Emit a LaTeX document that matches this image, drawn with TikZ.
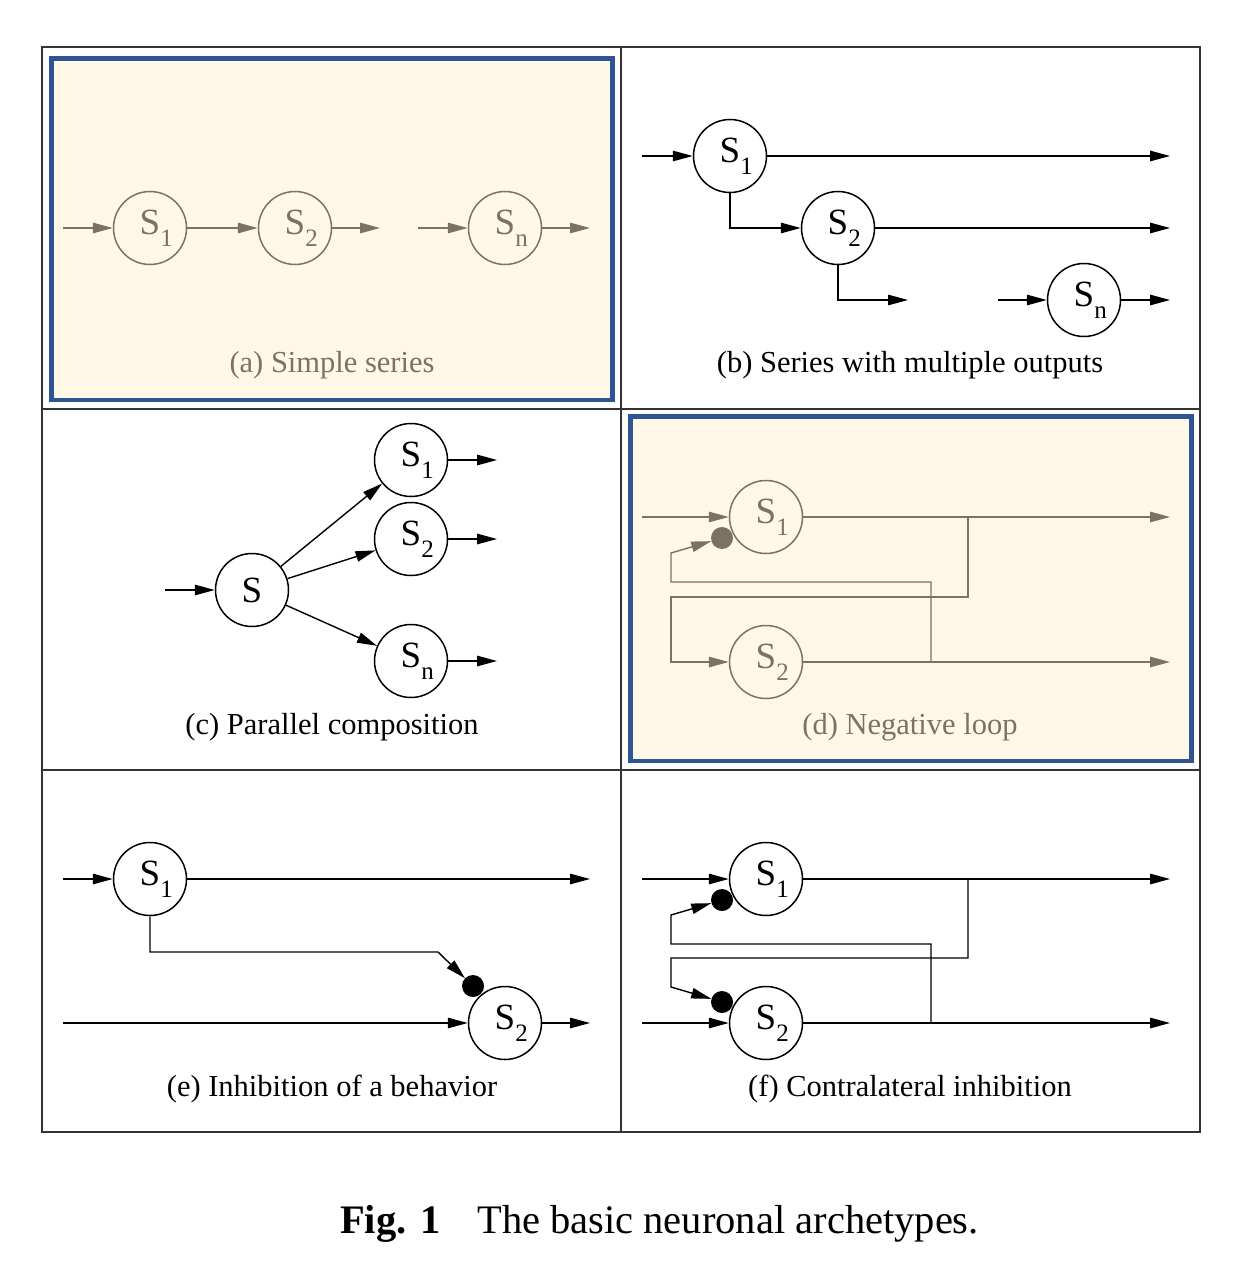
════════
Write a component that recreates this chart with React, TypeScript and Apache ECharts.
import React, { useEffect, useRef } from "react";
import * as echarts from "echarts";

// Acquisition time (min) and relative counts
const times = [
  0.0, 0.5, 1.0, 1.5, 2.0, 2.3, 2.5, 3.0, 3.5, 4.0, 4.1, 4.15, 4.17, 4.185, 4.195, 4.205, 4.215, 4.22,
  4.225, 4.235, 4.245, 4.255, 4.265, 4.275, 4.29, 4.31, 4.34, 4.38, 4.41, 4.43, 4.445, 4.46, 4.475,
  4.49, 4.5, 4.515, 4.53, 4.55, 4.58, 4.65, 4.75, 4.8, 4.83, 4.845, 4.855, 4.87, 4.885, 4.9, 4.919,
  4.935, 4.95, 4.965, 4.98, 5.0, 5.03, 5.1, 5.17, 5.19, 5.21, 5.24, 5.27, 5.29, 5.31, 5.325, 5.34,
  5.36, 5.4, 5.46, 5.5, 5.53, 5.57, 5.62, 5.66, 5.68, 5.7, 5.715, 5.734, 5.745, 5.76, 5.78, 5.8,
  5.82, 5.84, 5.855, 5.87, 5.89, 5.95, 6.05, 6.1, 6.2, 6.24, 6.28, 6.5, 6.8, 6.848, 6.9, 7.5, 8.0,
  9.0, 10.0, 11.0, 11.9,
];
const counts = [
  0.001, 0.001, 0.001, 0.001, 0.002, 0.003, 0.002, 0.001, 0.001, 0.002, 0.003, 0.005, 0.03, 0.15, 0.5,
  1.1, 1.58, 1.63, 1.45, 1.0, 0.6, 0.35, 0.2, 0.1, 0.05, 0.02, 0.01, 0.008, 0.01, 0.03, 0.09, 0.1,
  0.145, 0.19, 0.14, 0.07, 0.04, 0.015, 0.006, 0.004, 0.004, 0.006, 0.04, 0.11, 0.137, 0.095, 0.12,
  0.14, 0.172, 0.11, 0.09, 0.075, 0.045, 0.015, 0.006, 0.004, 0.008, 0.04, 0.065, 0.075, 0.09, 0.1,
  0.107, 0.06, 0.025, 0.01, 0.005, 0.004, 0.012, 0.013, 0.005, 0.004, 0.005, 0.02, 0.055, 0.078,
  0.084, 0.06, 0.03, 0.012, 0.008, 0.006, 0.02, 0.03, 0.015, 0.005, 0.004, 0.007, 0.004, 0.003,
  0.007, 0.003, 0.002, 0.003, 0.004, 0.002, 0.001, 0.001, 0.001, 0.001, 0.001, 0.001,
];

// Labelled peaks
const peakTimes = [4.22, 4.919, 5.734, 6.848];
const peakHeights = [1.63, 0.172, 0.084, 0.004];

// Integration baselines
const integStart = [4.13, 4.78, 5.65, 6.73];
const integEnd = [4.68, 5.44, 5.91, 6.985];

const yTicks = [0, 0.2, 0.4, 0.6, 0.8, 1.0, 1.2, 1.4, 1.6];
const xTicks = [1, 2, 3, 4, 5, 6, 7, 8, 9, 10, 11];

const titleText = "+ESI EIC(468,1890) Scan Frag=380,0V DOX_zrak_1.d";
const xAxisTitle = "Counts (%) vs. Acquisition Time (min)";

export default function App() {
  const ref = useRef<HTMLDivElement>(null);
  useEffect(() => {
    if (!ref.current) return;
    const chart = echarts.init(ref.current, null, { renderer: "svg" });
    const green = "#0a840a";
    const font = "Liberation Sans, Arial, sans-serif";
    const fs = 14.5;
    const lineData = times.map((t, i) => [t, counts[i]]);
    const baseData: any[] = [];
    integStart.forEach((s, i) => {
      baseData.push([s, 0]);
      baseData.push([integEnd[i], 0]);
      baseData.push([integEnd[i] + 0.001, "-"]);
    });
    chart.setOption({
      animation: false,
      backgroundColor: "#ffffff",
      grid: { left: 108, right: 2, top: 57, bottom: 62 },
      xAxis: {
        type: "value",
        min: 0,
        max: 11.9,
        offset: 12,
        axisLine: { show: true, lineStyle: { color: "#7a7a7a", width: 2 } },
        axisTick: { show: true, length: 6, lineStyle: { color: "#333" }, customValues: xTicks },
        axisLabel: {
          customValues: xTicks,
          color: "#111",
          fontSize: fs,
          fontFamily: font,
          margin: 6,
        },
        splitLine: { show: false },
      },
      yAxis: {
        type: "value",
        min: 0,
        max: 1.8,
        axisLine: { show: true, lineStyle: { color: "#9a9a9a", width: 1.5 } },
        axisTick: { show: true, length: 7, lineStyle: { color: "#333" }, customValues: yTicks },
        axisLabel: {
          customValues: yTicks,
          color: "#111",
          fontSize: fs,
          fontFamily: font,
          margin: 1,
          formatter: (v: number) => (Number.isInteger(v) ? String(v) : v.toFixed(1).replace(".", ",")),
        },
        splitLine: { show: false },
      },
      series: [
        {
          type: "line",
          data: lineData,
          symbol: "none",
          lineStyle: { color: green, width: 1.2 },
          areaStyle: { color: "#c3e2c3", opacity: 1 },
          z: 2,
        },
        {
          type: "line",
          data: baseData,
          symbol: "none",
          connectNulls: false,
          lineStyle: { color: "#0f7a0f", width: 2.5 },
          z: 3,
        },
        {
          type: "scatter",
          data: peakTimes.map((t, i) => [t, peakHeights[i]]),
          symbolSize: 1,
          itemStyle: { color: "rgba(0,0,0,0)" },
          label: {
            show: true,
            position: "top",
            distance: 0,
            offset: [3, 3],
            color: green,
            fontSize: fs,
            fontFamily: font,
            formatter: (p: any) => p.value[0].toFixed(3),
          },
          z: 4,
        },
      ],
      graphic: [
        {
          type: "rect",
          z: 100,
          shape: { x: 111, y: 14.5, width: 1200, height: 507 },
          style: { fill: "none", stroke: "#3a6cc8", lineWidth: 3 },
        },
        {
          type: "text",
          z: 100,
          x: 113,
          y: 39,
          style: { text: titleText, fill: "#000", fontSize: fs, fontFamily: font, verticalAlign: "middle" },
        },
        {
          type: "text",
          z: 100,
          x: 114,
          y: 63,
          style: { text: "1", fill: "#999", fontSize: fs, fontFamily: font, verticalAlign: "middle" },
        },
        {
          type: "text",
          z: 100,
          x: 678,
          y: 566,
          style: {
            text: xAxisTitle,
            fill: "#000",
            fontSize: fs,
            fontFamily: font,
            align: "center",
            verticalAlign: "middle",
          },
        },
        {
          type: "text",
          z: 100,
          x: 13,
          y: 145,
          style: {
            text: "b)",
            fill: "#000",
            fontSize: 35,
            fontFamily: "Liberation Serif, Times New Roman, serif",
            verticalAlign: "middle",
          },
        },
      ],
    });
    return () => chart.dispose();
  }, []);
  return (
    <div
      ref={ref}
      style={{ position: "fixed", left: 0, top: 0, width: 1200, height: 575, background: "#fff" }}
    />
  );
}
════════
Task to carry out: Using the entries above, return exactly the lines from the line with "Write a component" to the line with "import * as", counting both of those lines.

Output for this task:
Write a component that recreates this chart with React, TypeScript and Apache ECharts.
import React, { useEffect, useRef } from "react";
import * as echarts from "echarts";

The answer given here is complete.